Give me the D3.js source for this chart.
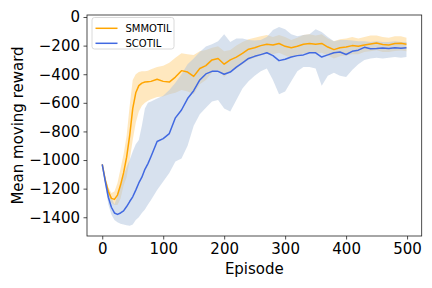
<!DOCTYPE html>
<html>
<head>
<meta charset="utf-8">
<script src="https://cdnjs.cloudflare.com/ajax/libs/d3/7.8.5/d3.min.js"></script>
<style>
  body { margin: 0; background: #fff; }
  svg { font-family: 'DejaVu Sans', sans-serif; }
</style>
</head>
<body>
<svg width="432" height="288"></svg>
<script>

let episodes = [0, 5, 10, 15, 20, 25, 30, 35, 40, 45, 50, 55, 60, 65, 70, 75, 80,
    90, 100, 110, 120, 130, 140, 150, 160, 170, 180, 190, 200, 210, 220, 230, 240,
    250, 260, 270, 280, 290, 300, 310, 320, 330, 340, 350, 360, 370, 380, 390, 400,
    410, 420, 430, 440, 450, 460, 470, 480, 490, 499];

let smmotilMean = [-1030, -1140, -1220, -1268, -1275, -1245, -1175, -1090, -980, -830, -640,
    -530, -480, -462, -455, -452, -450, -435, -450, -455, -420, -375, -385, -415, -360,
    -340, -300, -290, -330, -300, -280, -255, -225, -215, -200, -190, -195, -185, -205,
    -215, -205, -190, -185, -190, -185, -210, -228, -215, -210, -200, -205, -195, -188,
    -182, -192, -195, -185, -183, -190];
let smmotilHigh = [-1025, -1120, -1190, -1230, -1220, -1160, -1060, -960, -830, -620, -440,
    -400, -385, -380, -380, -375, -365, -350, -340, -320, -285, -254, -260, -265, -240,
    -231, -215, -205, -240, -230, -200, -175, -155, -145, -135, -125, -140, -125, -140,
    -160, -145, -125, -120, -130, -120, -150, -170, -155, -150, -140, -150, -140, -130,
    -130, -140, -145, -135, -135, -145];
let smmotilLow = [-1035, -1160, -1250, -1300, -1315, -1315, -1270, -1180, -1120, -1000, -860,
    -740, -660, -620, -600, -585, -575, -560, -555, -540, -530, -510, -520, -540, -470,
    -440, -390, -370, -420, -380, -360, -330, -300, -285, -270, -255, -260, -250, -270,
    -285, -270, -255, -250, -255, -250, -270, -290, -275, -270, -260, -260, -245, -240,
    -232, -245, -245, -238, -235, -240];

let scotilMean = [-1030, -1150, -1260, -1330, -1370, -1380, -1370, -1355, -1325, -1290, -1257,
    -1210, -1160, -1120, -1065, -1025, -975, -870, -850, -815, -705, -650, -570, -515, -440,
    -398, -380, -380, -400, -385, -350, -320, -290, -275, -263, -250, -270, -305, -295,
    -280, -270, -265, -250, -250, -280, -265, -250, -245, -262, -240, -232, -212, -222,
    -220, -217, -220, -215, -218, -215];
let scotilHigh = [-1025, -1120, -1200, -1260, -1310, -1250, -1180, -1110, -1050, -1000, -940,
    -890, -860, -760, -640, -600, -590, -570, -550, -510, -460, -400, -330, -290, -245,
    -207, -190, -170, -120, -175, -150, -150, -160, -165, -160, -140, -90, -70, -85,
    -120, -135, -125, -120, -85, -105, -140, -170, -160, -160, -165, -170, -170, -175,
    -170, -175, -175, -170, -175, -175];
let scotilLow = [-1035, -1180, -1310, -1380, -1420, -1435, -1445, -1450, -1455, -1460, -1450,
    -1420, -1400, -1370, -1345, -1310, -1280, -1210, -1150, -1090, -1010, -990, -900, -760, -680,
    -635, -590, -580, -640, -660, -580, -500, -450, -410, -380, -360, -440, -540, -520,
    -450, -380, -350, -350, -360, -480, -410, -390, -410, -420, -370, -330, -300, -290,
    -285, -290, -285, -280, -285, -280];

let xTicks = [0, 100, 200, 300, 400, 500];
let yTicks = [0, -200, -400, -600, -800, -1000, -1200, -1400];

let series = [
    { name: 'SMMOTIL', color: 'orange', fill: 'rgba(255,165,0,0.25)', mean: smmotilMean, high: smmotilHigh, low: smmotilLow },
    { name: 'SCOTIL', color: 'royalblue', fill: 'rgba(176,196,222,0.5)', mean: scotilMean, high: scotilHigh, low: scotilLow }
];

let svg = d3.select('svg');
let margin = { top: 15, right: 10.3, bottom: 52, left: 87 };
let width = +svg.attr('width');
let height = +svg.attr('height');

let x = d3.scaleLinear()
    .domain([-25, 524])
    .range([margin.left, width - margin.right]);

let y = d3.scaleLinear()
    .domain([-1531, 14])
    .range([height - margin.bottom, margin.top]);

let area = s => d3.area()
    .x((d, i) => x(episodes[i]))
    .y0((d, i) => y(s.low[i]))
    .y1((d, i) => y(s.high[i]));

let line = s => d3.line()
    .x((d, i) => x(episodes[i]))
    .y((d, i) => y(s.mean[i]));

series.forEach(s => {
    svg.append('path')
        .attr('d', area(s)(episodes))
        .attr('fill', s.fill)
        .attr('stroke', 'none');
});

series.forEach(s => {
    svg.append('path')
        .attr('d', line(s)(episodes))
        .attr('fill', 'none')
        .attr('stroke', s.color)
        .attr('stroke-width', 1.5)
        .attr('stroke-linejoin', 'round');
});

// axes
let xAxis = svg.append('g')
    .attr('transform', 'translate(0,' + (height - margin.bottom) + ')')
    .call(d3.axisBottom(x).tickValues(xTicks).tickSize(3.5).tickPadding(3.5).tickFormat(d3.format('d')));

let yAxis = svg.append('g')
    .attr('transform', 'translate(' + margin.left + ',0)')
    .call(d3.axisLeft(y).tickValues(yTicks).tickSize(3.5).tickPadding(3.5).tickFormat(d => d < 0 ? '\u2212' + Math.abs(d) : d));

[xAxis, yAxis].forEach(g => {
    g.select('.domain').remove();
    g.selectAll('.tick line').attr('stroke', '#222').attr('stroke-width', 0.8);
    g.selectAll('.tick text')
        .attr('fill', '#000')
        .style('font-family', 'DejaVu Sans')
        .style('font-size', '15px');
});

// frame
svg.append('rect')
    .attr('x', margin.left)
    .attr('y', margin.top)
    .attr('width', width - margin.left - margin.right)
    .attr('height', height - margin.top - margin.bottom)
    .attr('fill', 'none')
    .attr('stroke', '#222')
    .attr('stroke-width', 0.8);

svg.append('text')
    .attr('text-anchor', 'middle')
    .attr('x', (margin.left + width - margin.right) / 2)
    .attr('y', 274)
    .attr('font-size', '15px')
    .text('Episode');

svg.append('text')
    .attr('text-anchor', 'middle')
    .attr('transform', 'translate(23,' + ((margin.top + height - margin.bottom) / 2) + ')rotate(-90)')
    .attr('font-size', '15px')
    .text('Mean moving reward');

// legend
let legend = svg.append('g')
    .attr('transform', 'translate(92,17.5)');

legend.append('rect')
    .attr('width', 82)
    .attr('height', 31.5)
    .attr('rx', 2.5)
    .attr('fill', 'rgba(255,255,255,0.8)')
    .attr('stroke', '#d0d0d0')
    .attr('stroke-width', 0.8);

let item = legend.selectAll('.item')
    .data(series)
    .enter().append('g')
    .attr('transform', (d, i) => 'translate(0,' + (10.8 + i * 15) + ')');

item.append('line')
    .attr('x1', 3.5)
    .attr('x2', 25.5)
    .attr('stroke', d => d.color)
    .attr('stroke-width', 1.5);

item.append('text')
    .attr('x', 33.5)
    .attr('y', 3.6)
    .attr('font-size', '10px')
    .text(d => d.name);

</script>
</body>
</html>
---
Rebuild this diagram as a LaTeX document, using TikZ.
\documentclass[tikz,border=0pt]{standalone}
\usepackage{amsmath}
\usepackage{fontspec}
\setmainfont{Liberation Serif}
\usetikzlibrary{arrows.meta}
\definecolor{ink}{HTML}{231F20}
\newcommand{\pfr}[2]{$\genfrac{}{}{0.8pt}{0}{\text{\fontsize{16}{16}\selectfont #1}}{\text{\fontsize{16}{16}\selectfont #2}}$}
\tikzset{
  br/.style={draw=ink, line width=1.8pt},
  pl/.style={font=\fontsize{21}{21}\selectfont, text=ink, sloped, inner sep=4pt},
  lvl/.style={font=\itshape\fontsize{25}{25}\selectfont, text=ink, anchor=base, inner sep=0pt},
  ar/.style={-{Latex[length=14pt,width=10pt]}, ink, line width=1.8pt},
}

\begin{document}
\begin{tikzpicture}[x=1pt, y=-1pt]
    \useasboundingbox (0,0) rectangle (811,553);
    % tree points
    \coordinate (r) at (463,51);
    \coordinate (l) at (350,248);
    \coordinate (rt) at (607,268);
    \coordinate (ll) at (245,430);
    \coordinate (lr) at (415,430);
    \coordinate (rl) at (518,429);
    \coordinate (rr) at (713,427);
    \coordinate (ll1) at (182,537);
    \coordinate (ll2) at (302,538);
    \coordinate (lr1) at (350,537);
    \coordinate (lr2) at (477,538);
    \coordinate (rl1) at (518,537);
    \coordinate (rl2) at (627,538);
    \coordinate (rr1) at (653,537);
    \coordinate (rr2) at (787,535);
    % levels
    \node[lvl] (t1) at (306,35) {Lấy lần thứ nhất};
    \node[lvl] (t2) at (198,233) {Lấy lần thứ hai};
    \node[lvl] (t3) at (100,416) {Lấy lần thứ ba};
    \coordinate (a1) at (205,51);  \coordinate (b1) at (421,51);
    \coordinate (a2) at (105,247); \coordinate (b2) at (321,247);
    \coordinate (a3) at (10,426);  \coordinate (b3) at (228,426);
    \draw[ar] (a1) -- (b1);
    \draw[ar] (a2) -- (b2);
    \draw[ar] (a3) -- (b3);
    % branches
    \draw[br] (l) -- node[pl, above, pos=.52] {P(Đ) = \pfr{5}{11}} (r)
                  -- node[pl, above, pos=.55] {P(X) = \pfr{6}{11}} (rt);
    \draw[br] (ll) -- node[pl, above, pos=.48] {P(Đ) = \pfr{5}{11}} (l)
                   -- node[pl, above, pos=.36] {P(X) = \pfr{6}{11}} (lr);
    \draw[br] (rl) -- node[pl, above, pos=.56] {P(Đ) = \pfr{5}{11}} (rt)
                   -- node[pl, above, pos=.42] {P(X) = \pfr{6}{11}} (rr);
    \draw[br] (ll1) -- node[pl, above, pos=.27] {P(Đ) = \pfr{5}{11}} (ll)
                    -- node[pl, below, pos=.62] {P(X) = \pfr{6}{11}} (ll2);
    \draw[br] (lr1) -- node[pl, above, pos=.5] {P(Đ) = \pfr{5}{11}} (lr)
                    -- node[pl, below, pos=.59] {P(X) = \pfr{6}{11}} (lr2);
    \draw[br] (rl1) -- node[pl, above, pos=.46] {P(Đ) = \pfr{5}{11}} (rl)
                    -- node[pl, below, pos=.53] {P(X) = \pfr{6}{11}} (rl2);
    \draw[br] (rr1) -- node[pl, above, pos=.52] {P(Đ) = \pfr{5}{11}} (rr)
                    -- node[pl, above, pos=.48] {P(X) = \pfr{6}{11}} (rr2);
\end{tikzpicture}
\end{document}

YOUR GOAL
Above are records; repeat only the lines from the line with "Give me the D3.js source for this chart." through the line with "410, 420, 430, 440, 450, 460, 470, 480, 490, 499];", and leave pictures out.

REPLY TO THE EXERCISE
Give me the D3.js source for this chart.
<!DOCTYPE html>
<html>
<head>
<meta charset="utf-8">
<script src="https://cdnjs.cloudflare.com/ajax/libs/d3/7.8.5/d3.min.js"></script>
<style>
  body { margin: 0; background: #fff; }
  svg { font-family: 'DejaVu Sans', sans-serif; }
</style>
</head>
<body>
<svg width="432" height="288"></svg>
<script>

let episodes = [0, 5, 10, 15, 20, 25, 30, 35, 40, 45, 50, 55, 60, 65, 70, 75, 80,
    90, 100, 110, 120, 130, 140, 150, 160, 170, 180, 190, 200, 210, 220, 230, 240,
    250, 260, 270, 280, 290, 300, 310, 320, 330, 340, 350, 360, 370, 380, 390, 400,
    410, 420, 430, 440, 450, 460, 470, 480, 490, 499];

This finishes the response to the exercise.